Any advice for aspiring writers?
The three ‘r’s’! Revise, revise and revise. You could also call this rewrite. No matter how brilliant you think your first, second or third draft is, it won’t be as good as your nineteenth one. And your nineteenth one would be as good as your twenty-fifth. It takes so much time to write a book. It took a long time for me to understand this. For example, it took me six years to write James Clyde and the Diamonds of Orchestra. I simply wasn't happy with it for a long time. Even now, when I read a page of two of my book I always find something I might do differently. Rewriting can include removing unnecessary scenes or simply switching words around in order to help a sentence sound or flow better. This can take an age. Finally, this is your bible. If you print the pages of your book out, you keep them safe and respect them. You don’t leave loose pages lying messily around the kitchen while you eat. I always kept my manuscript inside a folder and would treat each page carefully. If I found a correction I used a red pen and kept things as tidy and neat as I could. Oh, and keep copies of the work you do each day.
What are you working on now -- or would you rather surprise us?

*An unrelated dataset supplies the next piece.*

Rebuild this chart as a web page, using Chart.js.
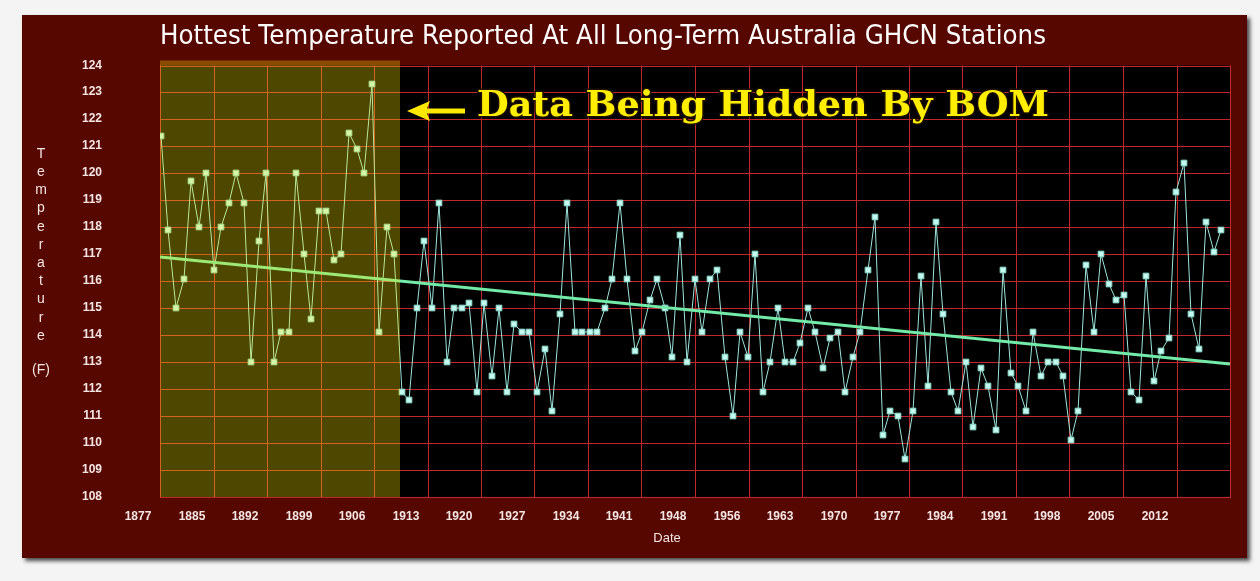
<!DOCTYPE html>
<html>
<head>
<meta charset="utf-8">
<title>Hottest Temperature Reported At All Long-Term Australia GHCN Stations</title>
<script src="https://cdn.jsdelivr.net/npm/chart.js@4.4.1/dist/chart.umd.min.js"></script>
<style>
  html, body { margin: 0; padding: 0; background: #f4f4f4; }
  #frame {
    position: absolute; left: 22px; top: 15px; width: 1225px; height: 543px;
    background: #560800; box-shadow: 3px 3px 4px rgba(0,0,0,0.7);
  }
  canvas { display: block; }
</style>
</head>
<body>
<div id="frame"><canvas id="tempChart" width="1225" height="543"></canvas></div>
<script>
// =============================
// Data
// =============================
const firstYear = 1880;
const maxTemps = [
  121.4, 117.9, 115.0, 116.1, 119.7, 118.0, 120.0, 116.4, 118.0, 118.9,
  120.0, 118.9, 113.0, 117.5, 120.0, 113.0, 114.1, 114.1, 120.0, 117.0,
  114.6, 118.6, 118.6, 116.8, 117.0, 121.5, 120.9, 120.0, 123.3, 114.1,
  118.0, 117.0, 111.9, 111.6, 115.0, 117.5, 115.0, 118.9, 113.0, 115.0,
  115.0, 115.2, 111.9, 115.2, 112.5, 115.0, 111.9, 114.4, 114.1, 114.1,
  111.9, 113.5, 111.2, 114.8, 118.9, 114.1, 114.1, 114.1, 114.1, 115.0,
  116.1, 118.9, 116.1, 113.4, 114.1, 115.3, 116.1, 115.0, 113.2, 117.7,
  113.0, 116.1, 114.1, 116.1, 116.4, 113.2, 111.0, 114.1, 113.2, 117.0,
  111.9, 113.0, 115.0, 113.0, 113.0, 113.7, 115.0, 114.1, 112.8, 113.9,
  114.1, 111.9, 113.2, 114.1, 116.4, 118.4, 110.3, 111.2, 111.0, 109.4,
  111.2, 116.2, 112.1, 118.2, 114.8, 111.9, 111.2, 113.0, 110.6, 112.8,
  112.1, 110.5, 116.4, 112.6, 112.1, 111.2, 114.1, 112.5, 113.0, 113.0,
  112.5, 110.1, 111.2, 116.6, 114.1, 117.0, 115.9, 115.3, 115.5, 111.9,
  111.6, 116.2, 112.3, 113.4, 113.9, 119.3, 120.4, 114.8, 113.5, 118.2,
  117.1, 117.9
];
// trend line end values (at the left and right edge of the plot)
const trendValues = [116.9, 112.93];

// axis range and labels
const xRange = [1879.87, 2022.15];
const hiddenUntil = 1911.8;
const dateLabels = ["1877", "1885", "1892", "1899", "1906", "1913", "1920", "1927", "1934", "1941",
  "1948", "1956", "1963", "1970", "1977", "1984", "1991", "1998", "2005", "2012", ""];
const tempRange = [108, 124];

const chartTitle = "Hottest Temperature Reported At All Long-Term Australia GHCN Stations";
const noteText = "Data Being Hidden By BOM";

// =============================
// Colours
// =============================
const gridRed = "#c0282c";
const textLight = "#f4e4e4";

const gridStep = (xRange[1] - xRange[0]) / (dateLabels.length - 1);

// =============================
// Extra drawing: plot background, shaded period, texts
// =============================
const decorPlugin = {
  id: "decor",
  beforeDraw(chart) {
    const { ctx, chartArea: a } = chart;
    ctx.save();
    ctx.fillStyle = "#000";
    ctx.fillRect(a.left, a.top, a.right - a.left, a.bottom - a.top);
    ctx.restore();
  },
  afterDatasetsDraw(chart) {
    const { ctx, chartArea: a, scales: { x, y } } = chart;
    const xEnd = x.getPixelForValue(hiddenUntil);
    ctx.save();
    ctx.fillStyle = "rgba(255,235,0,0.3)";
    ctx.fillRect(a.left, a.top - 5, xEnd - a.left, a.bottom - a.top + 5);

    // arrow
    const ay = y.getPixelForValue(122.3);
    const tip = xEnd + 7;
    ctx.fillStyle = "#ffe800";
    ctx.beginPath();
    ctx.moveTo(tip, ay);
    ctx.lineTo(tip + 23, ay - 10);
    ctx.lineTo(tip + 20, ay - 2.5);
    ctx.lineTo(tip + 58, ay - 2.5);
    ctx.lineTo(tip + 58, ay + 2.5);
    ctx.lineTo(tip + 20, ay + 2.5);
    ctx.lineTo(tip + 23, ay + 10);
    ctx.closePath();
    ctx.fill();

    // note text
    ctx.font = "bold 36px 'DejaVu Serif'";
    ctx.textBaseline = "middle";
    ctx.textAlign = "left";
    const w = ctx.measureText(noteText).width;
    ctx.translate(xEnd + 77, y.getPixelForValue(122.45));
    ctx.scale(572 / w, 1);
    ctx.lineJoin = "round";
    ctx.lineWidth = 3;
    ctx.strokeStyle = "#1c1000";
    ctx.strokeText(noteText, 0, 0);
    ctx.fillStyle = "#ffee00";
    ctx.fillText(noteText, 0, 0);
    ctx.restore();
  },
  afterDraw(chart) {
    const { ctx, chartArea: a } = chart;
    ctx.save();
    ctx.fillStyle = "#ffffff";
    ctx.textBaseline = "middle";

    // title
    ctx.font = "26px 'DejaVu Sans'";
    ctx.textAlign = "left";
    const tw = ctx.measureText(chartTitle).width;
    ctx.save();
    ctx.translate(a.left, 22);
    ctx.scale(886 / tw, 1);
    ctx.fillText(chartTitle, 0, 0);
    ctx.restore();

    // y title as stacked letters
    ctx.fillStyle = textLight;
    ctx.font = "14px 'Liberation Sans'";
    ctx.textAlign = "center";
    "Temperature".split("").forEach((ch, i) => {
      ctx.fillText(ch, 19, 139 + i * 18.2);
    });
    ctx.fillText("(F)", 19, 355);

    // x title
    ctx.font = "13px 'Liberation Sans'";
    ctx.fillText("Date", 645, 523);
    ctx.restore();
  }
};

// =============================
// Chart
// =============================
const ctx = document.getElementById("tempChart").getContext("2d");

new Chart(ctx, {
  type: "line",
  data: {
    datasets: [
      {
        label: "Trend",
        data: [
          { x: xRange[0], y: trendValues[0] },
          { x: xRange[1], y: trendValues[1] }
        ],
        borderColor: "#72eaa8",
        borderWidth: 3,
        pointRadius: 0
      },
      {
        label: "Hottest temperature",
        data: maxTemps.map((v, i) => ({ x: firstYear + i, y: v })),
        borderColor: "#9de6dc",
        borderWidth: 1,
        pointStyle: "rect",
        pointRadius: 4,
        pointBackgroundColor: "#c4fbef",
        pointBorderColor: "#8fdccf",
        pointBorderWidth: 1,
        tension: 0
      }
    ]
  },
  options: {
    responsive: false,
    animation: false,
    layout: { padding: { top: 50.5, right: 17, left: 0, bottom: 0 } },
    plugins: {
      legend: { display: false },
      tooltip: { enabled: false },
      title: { display: false }
    },
    scales: {
      x: {
        type: "linear",
        min: xRange[0],
        max: xRange[1],
        alignToPixels: true,
        afterBuildTicks: scale => {
          scale.ticks = dateLabels.map((_, i) => ({ value: xRange[0] + i * gridStep }));
        },
        afterFit: scale => { scale.height = 61; },
        grid: { color: gridRed, lineWidth: 1, drawTicks: false },
        border: { color: gridRed },
        ticks: {
          autoSkip: false,
          maxRotation: 0,
          padding: 12,
          labelOffset: -22,
          color: textLight,
          font: { family: "'Liberation Sans'", size: 12, weight: "bold" },
          callback: (value, index) => dateLabels[index]
        }
      },
      y: {
        min: tempRange[0],
        max: tempRange[1],
        alignToPixels: true,
        afterFit: scale => { scale.width = 138; },
        // long invisible tick marks push the labels away from the plot
        grid: { color: gridRed, lineWidth: 1, drawTicks: true, tickLength: 58, tickColor: "rgba(0,0,0,0)" },
        border: { color: gridRed },
        ticks: {
          stepSize: 1,
          padding: 0,
          color: textLight,
          font: { family: "'Liberation Sans'", size: 12, weight: "bold" }
        }
      }
    }
  },
  plugins: [decorPlugin]
});
</script>
</body>
</html>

I’m busy promoting this book at the moment so I don’t really have much time to write. I also want this book to be a success and that may take quite a while also. It’s very much a long term project and I’ll probably need a bit of luck along the way too. Also, after spending six years on this one, I do feel I need a break from writing as I've put everything into it during those six years. If I never write another book I’ll always be proud of this one though.
Thank you for being with us Colm, and good luck on all your future projects.